Short exercise: Where does the string "this" appear in the records? Copy every line that contains it.

Entries supplied:
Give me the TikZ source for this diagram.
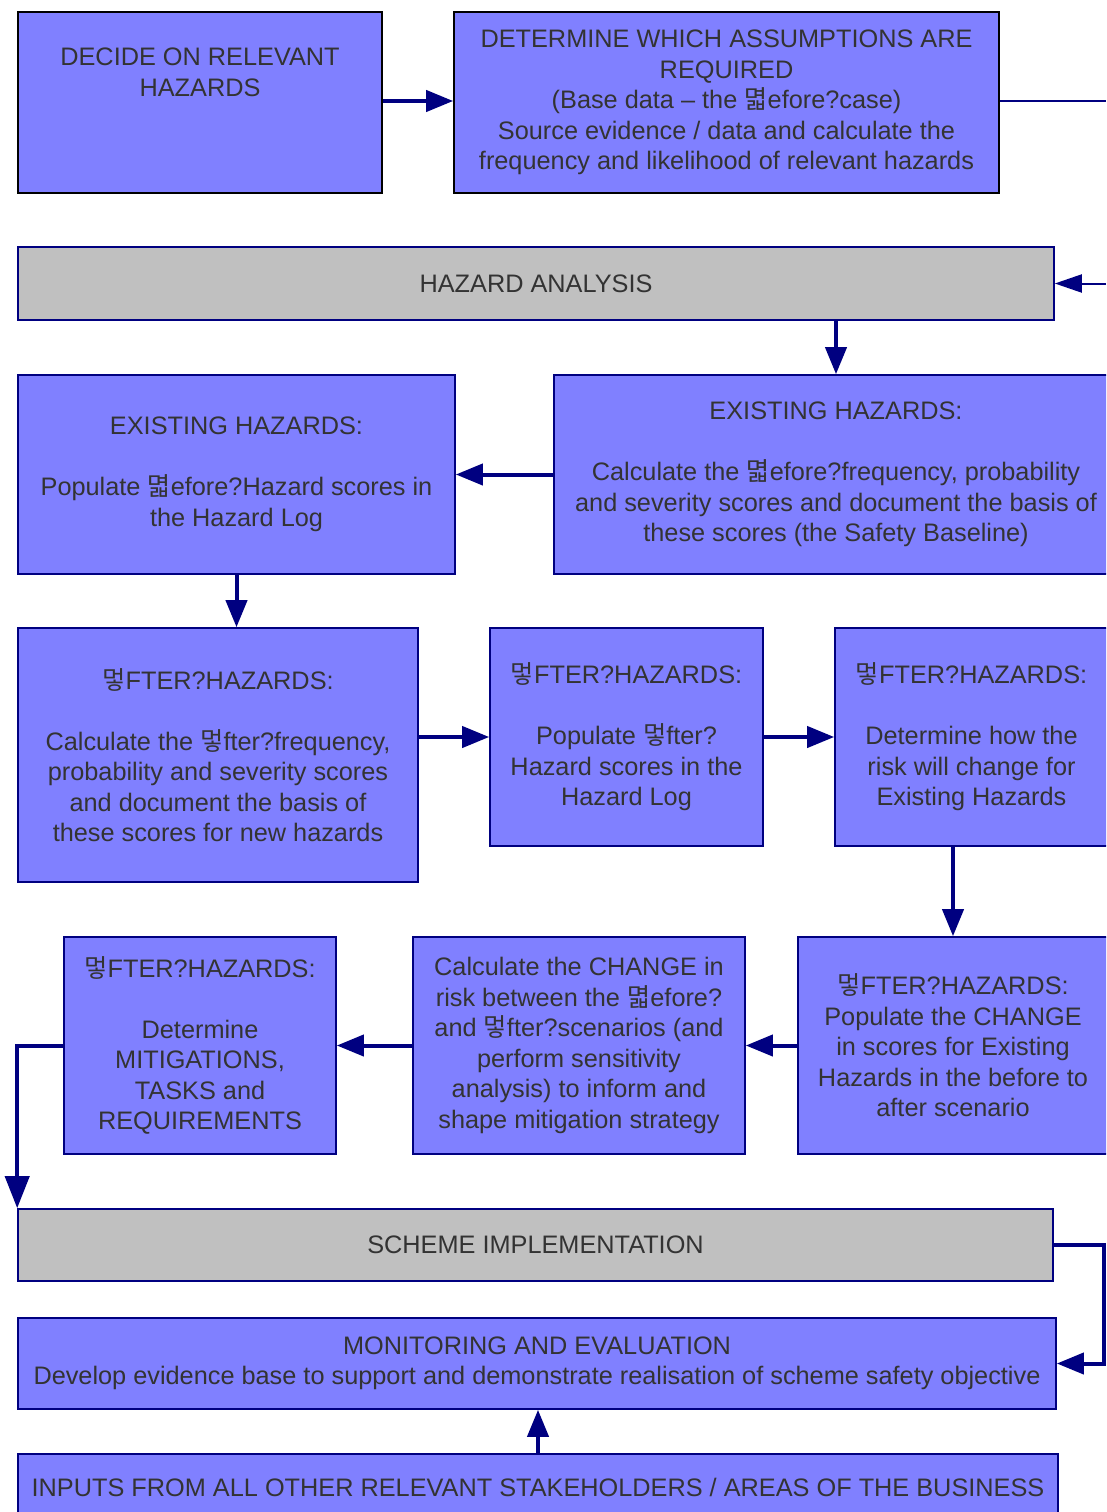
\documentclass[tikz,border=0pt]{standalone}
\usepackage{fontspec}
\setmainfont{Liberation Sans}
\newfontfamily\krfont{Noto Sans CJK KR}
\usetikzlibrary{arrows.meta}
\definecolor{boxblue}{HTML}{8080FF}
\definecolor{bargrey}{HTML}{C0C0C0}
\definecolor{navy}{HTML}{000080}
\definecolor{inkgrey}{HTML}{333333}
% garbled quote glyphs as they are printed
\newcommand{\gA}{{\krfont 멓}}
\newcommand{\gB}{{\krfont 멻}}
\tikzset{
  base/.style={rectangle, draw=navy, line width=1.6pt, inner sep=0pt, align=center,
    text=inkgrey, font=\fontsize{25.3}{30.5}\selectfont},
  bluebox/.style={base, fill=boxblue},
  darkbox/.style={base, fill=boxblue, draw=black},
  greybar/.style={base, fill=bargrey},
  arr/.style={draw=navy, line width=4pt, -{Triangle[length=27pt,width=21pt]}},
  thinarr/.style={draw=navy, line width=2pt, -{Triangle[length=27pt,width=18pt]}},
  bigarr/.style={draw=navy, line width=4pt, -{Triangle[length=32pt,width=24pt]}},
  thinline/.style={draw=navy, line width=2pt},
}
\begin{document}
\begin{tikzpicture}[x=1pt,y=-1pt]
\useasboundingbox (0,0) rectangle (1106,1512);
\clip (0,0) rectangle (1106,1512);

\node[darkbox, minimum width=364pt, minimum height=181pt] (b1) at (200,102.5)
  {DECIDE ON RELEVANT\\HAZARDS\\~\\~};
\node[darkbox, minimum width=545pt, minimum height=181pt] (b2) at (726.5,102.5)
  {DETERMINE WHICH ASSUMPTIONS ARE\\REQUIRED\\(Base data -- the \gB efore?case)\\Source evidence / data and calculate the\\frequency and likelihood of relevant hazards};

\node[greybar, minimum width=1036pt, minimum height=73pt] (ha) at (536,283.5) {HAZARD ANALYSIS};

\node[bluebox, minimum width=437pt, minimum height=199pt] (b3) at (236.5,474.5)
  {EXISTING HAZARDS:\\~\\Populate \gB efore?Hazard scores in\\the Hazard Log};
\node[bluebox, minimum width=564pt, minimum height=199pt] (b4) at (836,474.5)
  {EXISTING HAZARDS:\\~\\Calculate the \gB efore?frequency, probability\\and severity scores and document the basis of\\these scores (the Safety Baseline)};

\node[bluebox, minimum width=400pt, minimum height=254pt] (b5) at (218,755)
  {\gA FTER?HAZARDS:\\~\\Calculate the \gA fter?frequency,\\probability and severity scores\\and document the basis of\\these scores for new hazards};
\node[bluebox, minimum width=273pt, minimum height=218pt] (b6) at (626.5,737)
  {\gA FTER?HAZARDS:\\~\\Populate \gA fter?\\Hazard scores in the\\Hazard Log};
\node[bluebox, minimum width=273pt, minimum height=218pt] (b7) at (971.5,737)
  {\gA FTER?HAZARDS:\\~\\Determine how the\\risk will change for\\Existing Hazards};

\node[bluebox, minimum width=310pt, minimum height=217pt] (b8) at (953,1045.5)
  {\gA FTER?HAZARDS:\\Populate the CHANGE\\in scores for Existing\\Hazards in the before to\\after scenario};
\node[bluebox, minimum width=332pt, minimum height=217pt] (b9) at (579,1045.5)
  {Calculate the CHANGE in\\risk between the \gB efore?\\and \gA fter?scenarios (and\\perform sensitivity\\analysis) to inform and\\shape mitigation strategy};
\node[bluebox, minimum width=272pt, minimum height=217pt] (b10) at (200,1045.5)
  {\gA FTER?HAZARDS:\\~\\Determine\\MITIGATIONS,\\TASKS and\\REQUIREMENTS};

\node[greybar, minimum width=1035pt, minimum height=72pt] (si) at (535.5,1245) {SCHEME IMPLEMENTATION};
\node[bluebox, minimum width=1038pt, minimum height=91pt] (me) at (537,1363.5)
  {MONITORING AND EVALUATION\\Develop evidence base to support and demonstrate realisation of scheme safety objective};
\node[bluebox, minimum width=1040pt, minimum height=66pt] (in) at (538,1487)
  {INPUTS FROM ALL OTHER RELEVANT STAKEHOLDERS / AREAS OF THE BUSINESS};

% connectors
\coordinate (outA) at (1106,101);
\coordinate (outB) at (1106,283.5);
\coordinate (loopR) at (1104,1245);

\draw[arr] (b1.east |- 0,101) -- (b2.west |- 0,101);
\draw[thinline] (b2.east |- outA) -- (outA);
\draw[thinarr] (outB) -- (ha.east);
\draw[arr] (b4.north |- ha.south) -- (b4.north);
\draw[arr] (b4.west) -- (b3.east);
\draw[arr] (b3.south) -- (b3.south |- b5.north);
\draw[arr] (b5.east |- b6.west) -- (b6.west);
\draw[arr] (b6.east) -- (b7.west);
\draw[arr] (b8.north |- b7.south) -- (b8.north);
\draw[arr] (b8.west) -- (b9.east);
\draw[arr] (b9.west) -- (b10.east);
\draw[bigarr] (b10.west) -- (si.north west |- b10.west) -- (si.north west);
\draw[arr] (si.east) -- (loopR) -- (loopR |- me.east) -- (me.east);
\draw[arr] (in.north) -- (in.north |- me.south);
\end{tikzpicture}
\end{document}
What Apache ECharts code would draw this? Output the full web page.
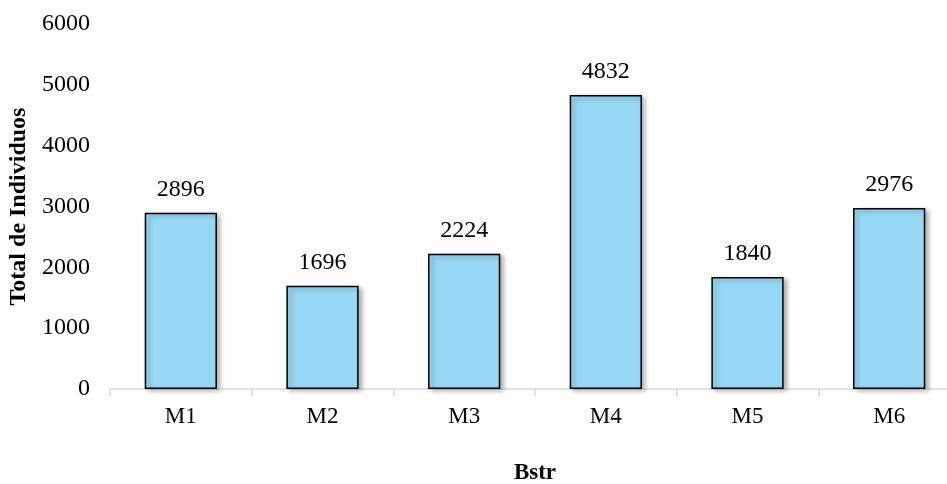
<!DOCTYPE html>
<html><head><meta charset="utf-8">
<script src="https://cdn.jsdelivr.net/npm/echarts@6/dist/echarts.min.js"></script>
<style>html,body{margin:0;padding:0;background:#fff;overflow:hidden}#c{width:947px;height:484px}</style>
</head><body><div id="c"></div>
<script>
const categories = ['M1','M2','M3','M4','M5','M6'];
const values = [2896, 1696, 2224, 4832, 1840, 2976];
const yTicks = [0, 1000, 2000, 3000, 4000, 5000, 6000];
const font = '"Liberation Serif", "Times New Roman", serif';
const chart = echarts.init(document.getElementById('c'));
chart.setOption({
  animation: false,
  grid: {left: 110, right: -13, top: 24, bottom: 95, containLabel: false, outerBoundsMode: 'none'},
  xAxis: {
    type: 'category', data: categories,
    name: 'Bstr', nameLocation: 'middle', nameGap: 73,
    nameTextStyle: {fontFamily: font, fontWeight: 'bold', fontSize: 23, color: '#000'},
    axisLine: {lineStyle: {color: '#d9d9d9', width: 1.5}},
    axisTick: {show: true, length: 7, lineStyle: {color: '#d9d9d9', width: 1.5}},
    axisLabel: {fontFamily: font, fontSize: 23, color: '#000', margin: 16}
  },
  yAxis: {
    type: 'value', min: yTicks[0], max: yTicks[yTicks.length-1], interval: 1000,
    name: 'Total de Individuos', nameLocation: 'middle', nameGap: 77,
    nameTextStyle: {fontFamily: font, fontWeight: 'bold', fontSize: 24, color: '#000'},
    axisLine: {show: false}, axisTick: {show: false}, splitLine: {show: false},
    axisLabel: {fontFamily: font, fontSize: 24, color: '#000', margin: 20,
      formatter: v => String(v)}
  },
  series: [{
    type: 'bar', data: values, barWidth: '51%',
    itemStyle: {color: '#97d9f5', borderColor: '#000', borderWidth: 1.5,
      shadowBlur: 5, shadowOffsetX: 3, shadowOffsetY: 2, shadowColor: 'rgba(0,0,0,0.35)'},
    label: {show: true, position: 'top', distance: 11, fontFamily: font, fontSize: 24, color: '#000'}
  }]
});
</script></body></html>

Solution to the problem:
Give me the TikZ source for this diagram.
What Apache ECharts code would draw this? Output the full web page.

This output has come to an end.